Entrementes, o Conselho de Segurança da ONU reuniu-se esta segunda-feira pela 5.ª vez em 10 dias, com a crise ucraniana na agenda, e, na próxima quinta-feira o Conselho de Segurança vai receber o primeiro-ministro ucraniano. Moscovo e Washington mantêm-se no impasse nas conversações.
É que, embora ninguém, o confesse claramente, as diligências internacionais configuram a guerrilha ou guerra encoberta de interesses. Os russos querem manter o acesso ao Mar Negro, o único porto de águas quentes de que dispõem. E a via de acesso é a Crimeia. Por outro lado, querem precaver-se de qualquer tentativa de avanço tático dos americanos, originável da chegada da alçada da NATO à Ucrânia. A Alemanha e outros países da Europa Central precisa da Ucrânia para a passagem do gás natural, vindo de leste, e do manancial da produção de cereais que o par Ucrânia-Crimeia produzem em franca abundância. E a Ucrânia quererá manter o território da Crimeia que lhe fora oferecido pelo líder do poderio soviético de então e afirmar a sua posição no concerto das nações europeias, escoando os seus produtos e recebendo, em contrapartida, os benefícios da modernização económica. E aqui se dividem as opções de método e de alianças para concretizar este desígnio.

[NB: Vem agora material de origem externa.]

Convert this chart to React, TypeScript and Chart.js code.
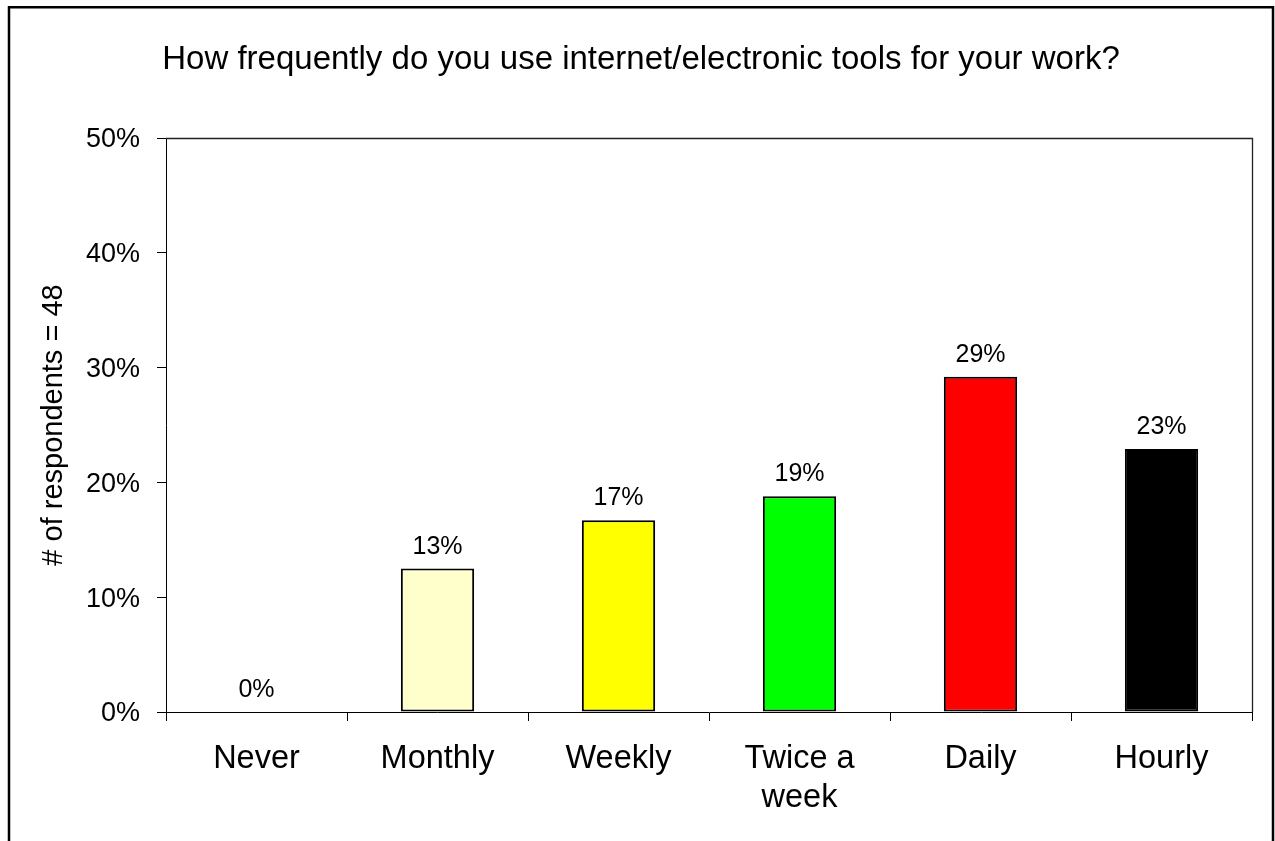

Portugal, tranquilizado porque o seu gás natural vem do Magrebe, vai fazendo as declarações da conveniência. E o diálogo ansiado pelo Vaticano não terá êxitos se os interesses internacionais não se derem por satisfeitos.

Até quando é lícito às instâncias internacionais assistirem impávidas ao desbaste das populações, em nome da não ingerência, mas a escavar clandestinamente o túnel da satisfação de interesses setoriais?